According to doctors living in an apartment complex can put you at a higher risk of contracting a disease. Presently we are dealing with COVID-19, but in reality this holds true for any type of contagious illness.
According to Dr. John Raymond, President and CEO of the Medical College of Wisconsin, “They (people living in apartment complexes) probably are at a bit higher risk.”
The reality is that most persons or a family will not say if they’re sick, and management offices are prohibited from disclosing this information due to privacy laws (if they know to begin with).
COVID-19 like similar corona virus can survive on the surfaces of plastic and metal for days.
In 2003, the Amoy Gardens an apartment block in Hong Kong with approximately 19,000 residents reported 300 confirmed cases and 42 deaths from an outbreak of SARS virus.
Research in cases originating in apartment complexes finds that it can also be transmitted via plumbing systems.
Such organisms can be transmitted between rooms on different floors of a building through the airflow system that helps water to move around the plumbing. Not only were the organisms in the air in rooms, the droplets contaminated surfaces in these rooms and inside the system itself
Three cities that were hit hard by COVID-19 are Wuhan, Milan and New York City. Each is located on a different continent, however they have one thing in common, high-rise living.
Other ways that you can contract an illness while living in an apartment complex is recirculated and inadequately filtered air between units, high-touch surfaces like door knobs and elevator buttons and an inability to maintain social distancing, especially if riding in the same elevator.

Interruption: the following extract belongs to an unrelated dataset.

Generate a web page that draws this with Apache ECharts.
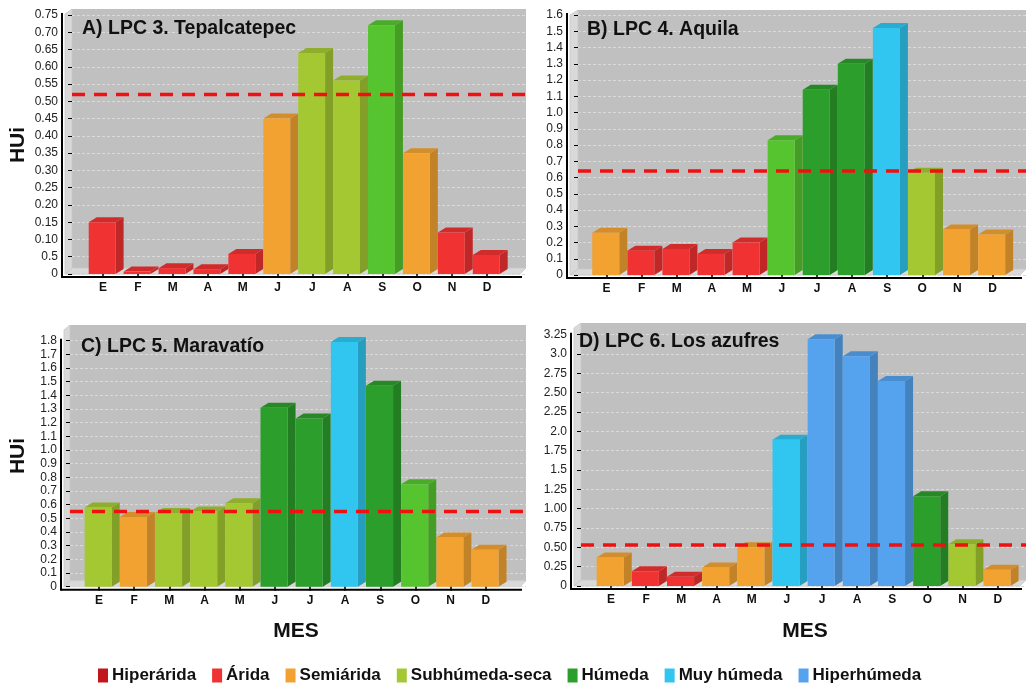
<!DOCTYPE html>
<html>
<head>
<meta charset="utf-8">
<script src="https://cdn.jsdelivr.net/npm/echarts@6/dist/echarts.min.js"></script>
<style>
html,body{margin:0;padding:0;background:#fff;}
#c{width:1026px;height:683px;}
</style>
</head>
<body>
<div id="c"></div>
<script>
// ---------------- DATA ----------------
const MONTHS = ['E','F','M','A','M','J','J','A','S','O','N','D'];
const CLASS_NAMES = ['Hiperárida','Árida','Semiárida','Subhúmeda-seca','Húmeda','Muy húmeda','Hiperhúmeda','Húmeda (clara)'];
const LEGEND_NAMES = ['Hiperárida','Árida','Semiárida','Subhúmeda-seca','Húmeda','Muy húmeda','Hiperhúmeda'];

const TITLE_A = 'A) LPC 3. Tepalcatepec';
const VALUES_A = [0.15,0.007,0.017,0.014,0.058,0.45,0.64,0.56,0.72,0.35,0.12,0.055];
const CLASS_A  = [1,1,1,1,1,2,3,3,7,2,1,1];
const REF_A = 0.52;
const TICKS_A = ['0','0.5','0.10','0.15','0.20','0.25','0.30','0.35','0.40','0.45','0.50','0.55','0.60','0.65','0.70','0.75'];

const TITLE_B = 'B) LPC 4. Aquila';
const VALUES_B = [0.26,0.15,0.16,0.13,0.20,0.83,1.14,1.30,1.52,0.63,0.28,0.25];
const CLASS_B  = [2,1,1,1,1,7,4,4,5,3,2,2];
const REF_B = 0.64;
const TICKS_B = ['0','0.1','0.2','0.3','0.4','0.5','0.6','0.7','0.8','0.9','1.0','1.1','1.2','1.3','1.4','1.5','1.6'];

const TITLE_C = 'C) LPC 5. Maravatío';
const VALUES_C = [0.58,0.51,0.54,0.55,0.61,1.31,1.23,1.79,1.47,0.75,0.36,0.27];
const CLASS_C  = [3,2,3,3,3,4,4,5,4,7,2,2];
const REF_C = 0.55;
const TICKS_C = ['0','0.1','0.2','0.3','0.4','0.5','0.6','0.7','0.8','0.9','1.0','1.1','1.2','1.3','1.4','1.5','1.6','1.7','1.8'];

const TITLE_D = 'D) LPC 6. Los azufres';
const VALUES_D = [0.37,0.19,0.12,0.24,0.50,1.89,3.19,2.97,2.65,1.16,0.54,0.21];
const CLASS_D  = [2,1,1,2,2,5,6,6,6,4,3,2];
const REF_D = 0.53;
const TICKS_D = ['0','0.25','0.50','0.75','1.00','1.25','1.5','1.75','2.0','2.25','2.50','2.75','3.0','3.25'];

const Y_AXIS_NAME = 'HUi';
const X_AXIS_NAME = 'MES';

// ---------------- STYLE / LAYOUT ----------------
const CLASS_COLORS = ['#c3151c','#f03232','#f2a231','#a3c832','#2c9e2c','#30c6ef','#55a2ee','#55c42e'];
const FONT = "'Liberation Sans', Arial, sans-serif";

const PANELS = [
  {title:TITLE_A, values:VALUES_A, cls:CLASS_A, ref:REF_A, ticks:TICKS_A, max:0.75, interval:0.05,
   axisX:62, wallL:72, wallR:526, top:15, zero:274, pTop:9, left:85.5, width:419, tx:82, ty:29},
  {title:TITLE_B, values:VALUES_B, cls:CLASS_B, ref:REF_B, ticks:TICKS_B, max:1.6, interval:0.1,
   axisX:567, wallL:578, wallR:1026, top:15, zero:275, pTop:10, left:589, width:421, tx:587, ty:30},
  {title:TITLE_C, values:VALUES_C, cls:CLASS_C, ref:REF_C, ticks:TICKS_C, max:1.8, interval:0.1,
   axisX:61, wallL:70, wallR:526, top:340.7, zero:586.7, pTop:325, left:81.4, width:422, tx:81, ty:347},
  {title:TITLE_D, values:VALUES_D, cls:CLASS_D, ref:REF_D, ticks:TICKS_D, max:3.25, interval:0.25,
   axisX:571, wallL:581, wallR:1026, top:334.7, zero:586, pTop:323, left:593.4, width:422, tx:579, ty:342}
];

function shade(hex, f){
  const n = parseInt(hex.slice(1),16);
  const r = Math.round(((n>>16)&255)*f), g = Math.round(((n>>8)&255)*f), b = Math.round((n&255)*f);
  return 'rgb('+r+','+g+','+b+')';
}

function render3D(params, api){
  const xi = api.value(0), v = api.value(1);
  const t = api.coord([xi, v]);
  const b = api.coord([xi, 0]);
  const band = api.size([1, 0])[0];
  const w = band * 0.77, dx = 8, dy = 5;
  const x0 = t[0] - w/2 - 0.8, x1 = x0 + w;
  const yt = t[1], yb = b[1];
  const col = api.visual('color');
  return {type:'group', children:[
    {type:'polygon', shape:{points:[[x1,yb],[x1+dx,yb-dy],[x1+dx,yt-dy],[x1,yt]]}, style:{fill:shade(col,0.8)}},
    {type:'polygon', shape:{points:[[x0,yt],[x0+dx,yt-dy],[x1+dx,yt-dy],[x1,yt]]}, style:{fill:shade(col,0.87)}},
    {type:'rect', shape:{x:x0, y:yt, width:w, height:Math.max(0, yb-yt)}, style:{fill:col}}
  ]};
}

const grid = [], xAxis = [], yAxis = [], series = [], graphic = [];

PANELS.forEach((p, pi) => {
  const h = p.zero - p.top;
  grid.push({left:p.left, top:p.top, width:p.width, height:h});
  grid.push({left:p.wallL, top:p.top, width:p.wallR - p.wallL, height:h});
  xAxis.push({type:'category', gridIndex:2*pi, data:MONTHS, offset:3,
    axisLine:{show:false},
    axisTick:{show:true, alignWithLabel:true, length:4, lineStyle:{color:'#000', width:1.5}},
    axisLabel:{color:'#111', fontFamily:FONT, fontWeight:'bold', fontSize:12, margin:5},
    splitLine:{show:false}, z:5});
  xAxis.push({type:'value', gridIndex:2*pi+1, min:0, max:1, show:false});
  yAxis.push({type:'value', gridIndex:2*pi, min:0, max:p.max, interval:p.interval, show:false});
  const ticks = p.ticks;
  yAxis.push({type:'value', gridIndex:2*pi+1, min:0, max:p.max, interval:p.interval,
    offset:p.wallL - p.axisX,
    axisLine:{show:false},
    axisTick:{show:true, length:4, lineStyle:{color:'#000', width:1}},
    axisLabel:{color:'#222', fontFamily:FONT, fontSize:12, margin:4,
      formatter:(val, idx) => ticks[idx] !== undefined ? ticks[idx] : ''},
    splitLine:{show:true, lineStyle:{color:'#dadada', type:[3,2], width:1}}});

  CLASS_NAMES.forEach((name, k) => {
    const data = [];
    p.values.forEach((v, i) => { if (p.cls[i] === k) data.push([i, v]); });
    series.push({type:'custom', name:name, xAxisIndex:2*pi, yAxisIndex:2*pi,
      renderItem:render3D, encode:{x:0, y:1}, data:data, z:3,
      itemStyle:{color:CLASS_COLORS[k]}, silent:true});
  });
  series.push({type:'line', xAxisIndex:2*pi+1, yAxisIndex:2*pi+1,
    data:[[0, p.ref],[1, p.ref]], symbol:'none', silent:true, z:10,
    lineStyle:{color:'#f01010', width:3.5, type:[13,9]}});

  graphic.push({type:'rect', z:-10, shape:{x:p.wallL, y:p.pTop, width:p.wallR - p.wallL, height:(p.zero-6) - p.pTop},
    style:{fill:'#c0c0c0'}});
  graphic.push({type:'polygon', z:-9, shape:{points:[[p.axisX+3, p.pTop+5],[p.wallL, p.pTop],[p.wallL, p.zero-6],[p.axisX+3, p.zero]]},
    style:{fill:'#d9d9d9', stroke:'#c8c8c8', lineWidth:0.8}});
  graphic.push({type:'polygon', z:-9, shape:{points:[[p.axisX+3, p.zero],[p.wallL, p.zero-6],[p.wallR, p.zero-6],[p.wallR-6, p.zero]]},
    style:{fill:'#d9d9d9', stroke:'#c8c8c8', lineWidth:0.8}});
  graphic.push({type:'line', z:20, shape:{x1:p.axisX, y1:p.top-2, x2:p.axisX, y2:p.zero+4},
    style:{stroke:'#000', lineWidth:2}});
  graphic.push({type:'line', z:20, shape:{x1:p.axisX, y1:p.zero+3, x2:p.wallR-4, y2:p.zero+3},
    style:{stroke:'#000', lineWidth:2}});
  graphic.push({type:'text', z:30, x:p.tx, y:p.ty,
    style:{text:p.title, fill:'#111', font:'bold 19.5px ' + FONT, textVerticalAlign:'middle', textAlign:'left'}});
});

graphic.push({type:'text', z:30, x:18, y:145, rotation:Math.PI/2,
  style:{text:Y_AXIS_NAME, fill:'#111', font:'bold 21px ' + FONT, textAlign:'center', textVerticalAlign:'middle'}});
graphic.push({type:'text', z:30, x:18, y:456, rotation:Math.PI/2,
  style:{text:Y_AXIS_NAME, fill:'#111', font:'bold 21px ' + FONT, textAlign:'center', textVerticalAlign:'middle'}});
graphic.push({type:'text', z:30, x:296, y:631,
  style:{text:X_AXIS_NAME, fill:'#111', font:'bold 21px ' + FONT, textAlign:'center', textVerticalAlign:'middle'}});
graphic.push({type:'text', z:30, x:805, y:631,
  style:{text:X_AXIS_NAME, fill:'#111', font:'bold 21px ' + FONT, textAlign:'center', textVerticalAlign:'middle'}});

const chart = echarts.init(document.getElementById('c'), null, {renderer:'canvas'});
chart.setOption({
  backgroundColor:'#ffffff',
  animation:false,
  legend:{data:LEGEND_NAMES, left:93, top:662, itemWidth:10, itemHeight:14, itemGap:16, icon:'rect',
    textStyle:{fontFamily:FONT, fontWeight:'bold', fontSize:17, color:'#111', padding:[0,0,0,-1]}},
  grid, xAxis, yAxis, series, graphic
});
</script>
</body>
</html>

Your home is supposed to be your emotional and physical sanctuary, what if it turns out to be the entryway for a life-threatening illness?
There will probably be city dwellers, especially those living in apartment complexes that are eyeing suburbs or the closet small town as their next home. With medical experts predicting another round of Covid-19 later this year, there is a sense of urgency in migrating away from areas where people are living so close together.
If you have young children, or plan to have some soon it make sense to put this plan into action. Sitting inside your apartment all day allows you plenty of time to make decisions and develop a viable plan to make this change a reality. It’s about trading in the elevator for a back yard.
Is there an in-between alternative. Yes, you can move to an apartment complex with a limited amount of units out in the suburbs which is more common. Perhaps one with a total of two or three stories, where you can use the stairs if necessary.
No doubt there will be those that decide to move out even further to rural areas or a scenic state. One could argue that rural areas are medically ill-prepared for a spike in an infection rate, but one only has to look at New York City which was woefully unprepared from providing PPE and having facilities ready despite being one of the wealthiest and populated cities in the world.
Another byproduct of the Covid-19 situation is that companies are realizing that their employees can complete their job just as well from home as from an office building, thereby saving them money to house employees while they work.
With city governments extending the date of lifting rules against opening businesses and citizens being able to carry on with their lives, there are many that while going stir-crazy, decide, “Never again!” and start perusing the internet for real estate companies.